Scenes with reflective surfaces need more bounces and samples to achieve a clean render in comparion to the same scene without those reflective surfaces, hence they take longer. The difference between gpus is simply how quickly they can calculate the bounces. Unless the 3rd gen RT cores have systems in place to specifically speed up recursive bounces in reflective surfaces only (or deep recursive bounces in general), we should be seeing a consistent speed up in render times regardless of material used.
About your explaination on CPU initial set up time. Set up time is dictated by the following
The number and total size of textures in the scene
Polygon density of models
Complexity of shaders (how many nodes does it use)

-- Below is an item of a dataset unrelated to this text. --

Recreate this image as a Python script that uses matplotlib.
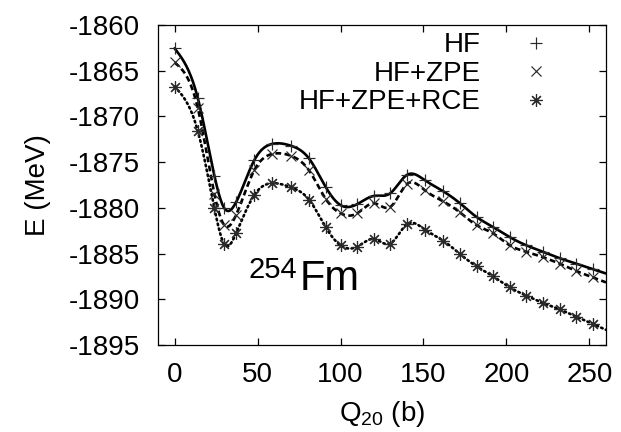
import numpy as np
import matplotlib
matplotlib.use("Agg")
import matplotlib.pyplot as plt

plt.rcParams['font.family'] = ['Liberation Sans', 'DejaVu Sans']
plt.rcParams['axes.unicode_minus'] = False

# ---- data ----
q20 = [0, 14, 24, 30, 37, 48, 59, 70, 81, 91, 100, 110, 120, 130, 140,
       151, 162, 172, 182, 192, 202, 212, 222, 232, 242, 252]
e_hf = [-1862.55, -1868.0, -1876.5, -1880.05, -1879.4, -1874.8, -1873.0,
        -1873.2, -1874.6, -1877.7, -1879.7, -1879.6, -1878.7, -1878.4,
        -1876.4, -1877.0, -1878.2, -1879.5, -1881.0, -1882.1, -1883.2,
        -1884.1, -1884.8, -1885.5, -1886.1, -1886.7]
e_zpe = [-1864.1, -1869.1, -1878.5, -1881.9, -1880.8, -1875.9, -1874.1,
         -1874.3, -1875.9, -1879.0, -1880.6, -1880.6, -1879.5, -1879.9,
         -1877.4, -1878.1, -1879.3, -1880.5, -1881.9, -1882.8, -1884.1,
         -1884.8, -1885.4, -1886.1, -1886.9, -1887.6]
e_rce = [-1866.75, -1871.6, -1880.05, -1884.0, -1882.8, -1878.6, -1877.3,
         -1877.75, -1879.1, -1882.1, -1884.1, -1884.25, -1883.4, -1883.9,
         -1881.8, -1882.4, -1883.6, -1885.05, -1886.4, -1887.5, -1888.7,
         -1889.6, -1890.4, -1891.1, -1891.9, -1892.7]
labels = ['HF', 'HF+ZPE', 'HF+ZPE+RCE']
xticks = [0, 50, 100, 150, 200, 250]
yticks = [-1895, -1890, -1885, -1880, -1875, -1870, -1865, -1860]


def natural_spline(x, y, xs):
    x = np.asarray(x, float)
    y = np.asarray(y, float)
    n = len(x)
    h = np.diff(x)
    A = np.zeros((n, n))
    b = np.zeros(n)
    A[0, 0] = 1
    A[-1, -1] = 1
    for i in range(1, n - 1):
        A[i, i - 1] = h[i - 1]
        A[i, i] = 2 * (h[i - 1] + h[i])
        A[i, i + 1] = h[i]
        b[i] = 3 * ((y[i + 1] - y[i]) / h[i] - (y[i] - y[i - 1]) / h[i - 1])
    c = np.linalg.solve(A, b)
    bb = (np.diff(y) / h) - h * (2 * c[:-1] + c[1:]) / 3
    d = np.diff(c) / (3 * h)
    idx = np.clip(np.searchsorted(x, xs) - 1, 0, n - 2)
    dx = xs - x[idx]
    return y[idx] + bb[idx] * dx + c[idx] * dx ** 2 + d[idx] * dx ** 3


fig = plt.figure(figsize=(6.21, 4.32), dpi=100)
ax = fig.add_axes([158 / 621, 87 / 432, 448 / 621, 320 / 432])

xs = np.linspace(q20[0], 260, 800)
ax.plot(xs, natural_spline(q20, e_hf, xs), color='black', lw=1.9, solid_capstyle='round')
ax.plot(xs, natural_spline(q20, e_zpe, xs), color='black', lw=1.9, dashes=(2.2, 1.3))
ax.plot(xs, natural_spline(q20, e_rce, xs), color='black', lw=1.9,
        linestyle=(0, (0.6, 1.3)), dash_capstyle='round')

mk = dict(color='#2a2a2a', linestyle='none', markersize=9, markeredgewidth=0.85)
ax.plot(q20, e_hf, marker='+', label=labels[0], **mk)
ax.plot(q20, e_zpe, marker='x', label=labels[1], markersize=7.5,
        color='#2a2a2a', linestyle='none', markeredgewidth=0.85)
ax.plot(q20, e_rce, marker=(8, 2, 0), label=labels[2], **mk)

ax.set_xlim(-10, 260)
ax.set_ylim(-1895, -1860)
ax.set_xticks(xticks)
ax.set_yticks(yticks)
ax.tick_params(direction='in', length=5, width=0.9, top=True, right=True,
               labelsize=20)
ax.tick_params(axis='x', pad=12)
ax.tick_params(axis='y', pad=13)
for s in ax.spines.values():
    s.set_linewidth(0.9)

ax.set_xlabel('$\\mathregular{Q_{20}}$ (b)', fontsize=20, labelpad=8)
ax.set_ylabel('E (MeV)', fontsize=20, labelpad=13)

leg = ax.legend(loc='upper right', bbox_to_anchor=(0.906, 0.977),
                markerfirst=False, frameon=False,
                fontsize=20, handlelength=2.0, handletextpad=1.0,
                labelspacing=0.09, borderaxespad=0.0, borderpad=0.0)

ax.text(0.201, 0.209, '254', transform=ax.transAxes, fontsize=21,
        va='baseline', ha='left')
ax.text(0.317, 0.172, 'Fm', transform=ax.transAxes, fontsize=30,
        va='baseline', ha='left')

fig.savefig('out.png', dpi=100)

Render size does play a small part but it is tiny compared to the above I have listed.
The junkshop scene isn't a particularly demanding scene for the CPU to set up. It took 20 seconds on my system using a 5900x and a sata SSD, at 8k which is the same amount of time as a 1080p render. Which is a tiny amount of time compared to the total render time he quotes of 30 ish minutes. So that doesn't explain the discrepancy.

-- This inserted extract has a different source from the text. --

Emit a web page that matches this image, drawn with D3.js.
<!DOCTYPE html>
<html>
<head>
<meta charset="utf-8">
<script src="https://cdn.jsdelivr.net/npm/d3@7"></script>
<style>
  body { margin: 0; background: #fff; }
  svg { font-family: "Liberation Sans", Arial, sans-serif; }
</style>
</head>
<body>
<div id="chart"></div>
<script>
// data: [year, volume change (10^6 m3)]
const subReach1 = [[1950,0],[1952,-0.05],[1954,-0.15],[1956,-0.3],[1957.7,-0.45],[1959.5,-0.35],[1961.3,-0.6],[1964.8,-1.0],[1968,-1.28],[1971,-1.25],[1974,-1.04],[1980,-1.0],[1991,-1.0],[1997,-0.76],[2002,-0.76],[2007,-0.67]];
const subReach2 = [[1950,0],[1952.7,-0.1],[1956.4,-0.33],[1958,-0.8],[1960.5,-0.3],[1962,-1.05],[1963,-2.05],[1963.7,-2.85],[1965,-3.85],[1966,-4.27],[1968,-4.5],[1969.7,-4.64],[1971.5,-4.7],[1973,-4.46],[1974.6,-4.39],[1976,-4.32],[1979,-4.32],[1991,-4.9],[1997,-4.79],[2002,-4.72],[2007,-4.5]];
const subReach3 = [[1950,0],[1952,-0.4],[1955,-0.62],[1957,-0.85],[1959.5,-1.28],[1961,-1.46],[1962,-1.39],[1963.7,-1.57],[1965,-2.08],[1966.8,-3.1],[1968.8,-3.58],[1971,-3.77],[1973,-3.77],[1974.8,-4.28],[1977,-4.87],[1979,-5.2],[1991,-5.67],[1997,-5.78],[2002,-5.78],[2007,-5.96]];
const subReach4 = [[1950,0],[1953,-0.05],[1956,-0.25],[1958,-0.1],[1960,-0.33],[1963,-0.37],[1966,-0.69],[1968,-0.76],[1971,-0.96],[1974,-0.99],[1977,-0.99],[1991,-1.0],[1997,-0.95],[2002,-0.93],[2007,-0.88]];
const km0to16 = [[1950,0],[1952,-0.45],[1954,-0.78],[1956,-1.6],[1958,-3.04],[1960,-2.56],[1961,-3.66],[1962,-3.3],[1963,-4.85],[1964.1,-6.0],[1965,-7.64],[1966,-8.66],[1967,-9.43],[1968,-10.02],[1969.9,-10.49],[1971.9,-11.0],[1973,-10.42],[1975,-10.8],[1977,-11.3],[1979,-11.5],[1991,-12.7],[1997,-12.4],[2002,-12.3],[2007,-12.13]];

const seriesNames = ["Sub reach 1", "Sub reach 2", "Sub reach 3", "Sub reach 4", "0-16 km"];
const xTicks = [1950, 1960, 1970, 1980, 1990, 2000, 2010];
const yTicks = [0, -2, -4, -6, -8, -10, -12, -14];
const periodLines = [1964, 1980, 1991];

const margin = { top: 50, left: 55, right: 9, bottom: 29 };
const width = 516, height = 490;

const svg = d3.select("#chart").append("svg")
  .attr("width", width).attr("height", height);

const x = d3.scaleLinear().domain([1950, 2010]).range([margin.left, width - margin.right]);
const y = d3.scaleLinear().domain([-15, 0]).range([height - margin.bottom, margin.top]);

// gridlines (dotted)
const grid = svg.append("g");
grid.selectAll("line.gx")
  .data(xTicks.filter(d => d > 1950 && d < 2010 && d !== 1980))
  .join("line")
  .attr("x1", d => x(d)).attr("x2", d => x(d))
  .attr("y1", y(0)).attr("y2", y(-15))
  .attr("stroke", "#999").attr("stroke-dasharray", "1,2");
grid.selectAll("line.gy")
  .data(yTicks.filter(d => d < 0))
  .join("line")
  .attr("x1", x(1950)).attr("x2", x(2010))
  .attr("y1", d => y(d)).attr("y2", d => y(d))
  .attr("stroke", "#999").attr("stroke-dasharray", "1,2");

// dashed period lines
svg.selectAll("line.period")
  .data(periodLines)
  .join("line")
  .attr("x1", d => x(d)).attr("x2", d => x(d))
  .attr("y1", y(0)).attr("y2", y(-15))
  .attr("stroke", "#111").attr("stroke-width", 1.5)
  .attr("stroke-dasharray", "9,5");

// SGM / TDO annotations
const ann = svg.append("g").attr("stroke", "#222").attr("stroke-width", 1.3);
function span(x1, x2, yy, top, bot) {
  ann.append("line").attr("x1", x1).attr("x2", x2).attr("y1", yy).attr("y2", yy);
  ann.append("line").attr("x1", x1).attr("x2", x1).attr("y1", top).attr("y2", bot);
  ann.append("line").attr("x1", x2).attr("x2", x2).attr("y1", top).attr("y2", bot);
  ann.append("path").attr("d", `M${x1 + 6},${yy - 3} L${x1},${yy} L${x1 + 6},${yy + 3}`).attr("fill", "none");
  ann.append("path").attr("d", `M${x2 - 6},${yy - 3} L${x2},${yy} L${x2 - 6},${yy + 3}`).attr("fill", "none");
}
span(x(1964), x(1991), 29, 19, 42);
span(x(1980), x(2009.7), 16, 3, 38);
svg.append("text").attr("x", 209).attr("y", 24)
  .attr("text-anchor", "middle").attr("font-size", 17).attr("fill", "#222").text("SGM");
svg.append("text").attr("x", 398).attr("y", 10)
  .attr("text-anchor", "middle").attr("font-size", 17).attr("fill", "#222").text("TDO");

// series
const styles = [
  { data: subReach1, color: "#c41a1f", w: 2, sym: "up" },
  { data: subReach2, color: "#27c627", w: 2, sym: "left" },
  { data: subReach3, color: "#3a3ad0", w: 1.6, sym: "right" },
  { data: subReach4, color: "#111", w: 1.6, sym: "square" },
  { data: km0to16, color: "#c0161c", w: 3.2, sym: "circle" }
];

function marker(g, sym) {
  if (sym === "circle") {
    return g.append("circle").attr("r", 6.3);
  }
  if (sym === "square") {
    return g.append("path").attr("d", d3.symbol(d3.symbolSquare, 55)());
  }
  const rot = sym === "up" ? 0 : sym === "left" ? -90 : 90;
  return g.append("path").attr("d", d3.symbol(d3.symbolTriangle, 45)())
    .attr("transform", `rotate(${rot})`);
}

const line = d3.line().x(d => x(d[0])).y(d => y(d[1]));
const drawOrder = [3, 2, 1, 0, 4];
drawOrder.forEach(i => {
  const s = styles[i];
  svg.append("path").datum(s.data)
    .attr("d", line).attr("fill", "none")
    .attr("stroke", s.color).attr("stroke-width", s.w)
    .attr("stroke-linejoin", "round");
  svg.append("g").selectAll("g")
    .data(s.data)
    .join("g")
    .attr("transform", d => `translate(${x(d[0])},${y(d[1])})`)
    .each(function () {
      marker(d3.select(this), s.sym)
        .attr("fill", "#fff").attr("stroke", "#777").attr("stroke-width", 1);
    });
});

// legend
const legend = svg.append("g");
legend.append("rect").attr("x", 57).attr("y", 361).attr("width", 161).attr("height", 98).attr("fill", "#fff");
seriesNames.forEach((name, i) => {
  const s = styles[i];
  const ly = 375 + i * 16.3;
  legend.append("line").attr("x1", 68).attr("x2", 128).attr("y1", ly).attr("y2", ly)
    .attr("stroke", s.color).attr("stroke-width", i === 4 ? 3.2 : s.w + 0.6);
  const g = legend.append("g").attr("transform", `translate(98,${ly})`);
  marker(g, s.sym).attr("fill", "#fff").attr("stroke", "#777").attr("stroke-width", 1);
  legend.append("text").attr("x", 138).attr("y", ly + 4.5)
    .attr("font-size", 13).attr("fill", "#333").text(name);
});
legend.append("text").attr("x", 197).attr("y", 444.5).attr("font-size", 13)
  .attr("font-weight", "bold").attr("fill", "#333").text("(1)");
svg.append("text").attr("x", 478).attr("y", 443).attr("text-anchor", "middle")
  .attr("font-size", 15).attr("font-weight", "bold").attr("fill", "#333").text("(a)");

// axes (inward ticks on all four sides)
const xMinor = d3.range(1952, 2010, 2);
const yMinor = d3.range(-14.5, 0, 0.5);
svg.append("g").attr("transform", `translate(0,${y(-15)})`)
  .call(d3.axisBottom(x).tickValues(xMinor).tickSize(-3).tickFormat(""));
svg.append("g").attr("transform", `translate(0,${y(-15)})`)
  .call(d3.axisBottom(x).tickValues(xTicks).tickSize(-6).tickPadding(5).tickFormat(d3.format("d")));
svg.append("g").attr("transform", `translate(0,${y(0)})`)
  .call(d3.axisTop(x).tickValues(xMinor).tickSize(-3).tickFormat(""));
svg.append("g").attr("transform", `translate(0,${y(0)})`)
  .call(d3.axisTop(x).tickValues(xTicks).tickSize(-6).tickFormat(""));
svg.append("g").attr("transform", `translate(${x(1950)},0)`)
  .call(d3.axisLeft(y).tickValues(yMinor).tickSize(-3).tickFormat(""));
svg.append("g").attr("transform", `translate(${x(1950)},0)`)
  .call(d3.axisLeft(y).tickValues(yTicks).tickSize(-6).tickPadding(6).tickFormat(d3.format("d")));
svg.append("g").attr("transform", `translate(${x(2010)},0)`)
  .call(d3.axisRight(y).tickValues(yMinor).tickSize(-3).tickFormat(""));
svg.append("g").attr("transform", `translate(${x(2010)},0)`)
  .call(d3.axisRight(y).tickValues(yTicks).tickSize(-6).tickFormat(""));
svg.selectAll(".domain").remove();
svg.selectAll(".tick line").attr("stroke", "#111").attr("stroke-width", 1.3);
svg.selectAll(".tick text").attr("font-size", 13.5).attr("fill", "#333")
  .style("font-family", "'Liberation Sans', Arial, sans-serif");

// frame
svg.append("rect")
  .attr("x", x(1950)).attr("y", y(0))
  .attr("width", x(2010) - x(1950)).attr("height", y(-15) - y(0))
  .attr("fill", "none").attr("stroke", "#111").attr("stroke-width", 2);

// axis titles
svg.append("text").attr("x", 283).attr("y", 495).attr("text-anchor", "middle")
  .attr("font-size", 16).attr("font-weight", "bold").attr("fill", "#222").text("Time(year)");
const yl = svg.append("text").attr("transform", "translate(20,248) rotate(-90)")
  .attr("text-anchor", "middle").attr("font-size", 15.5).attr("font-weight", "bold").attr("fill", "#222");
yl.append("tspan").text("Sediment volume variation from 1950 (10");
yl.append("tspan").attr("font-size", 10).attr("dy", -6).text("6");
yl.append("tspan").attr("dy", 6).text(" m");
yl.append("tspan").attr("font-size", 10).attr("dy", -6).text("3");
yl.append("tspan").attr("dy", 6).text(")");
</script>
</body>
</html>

The junkshop scene is present in both his benchmark and in the blender benchmark. The blender benchmark results that he shows has the 4090 at double the sample per minute of the 3090, so in theory you should get half (or close to half) the render time.
Edit: Look again at the first frame results for the animated frame. The difference between the 4090 and 3090 is almost negligible. That does appear to take 1-3 minutes to setup, however I would not expect the results to be so close between the 4090 and 3090. Frame 48 render time is still not particularly impressive.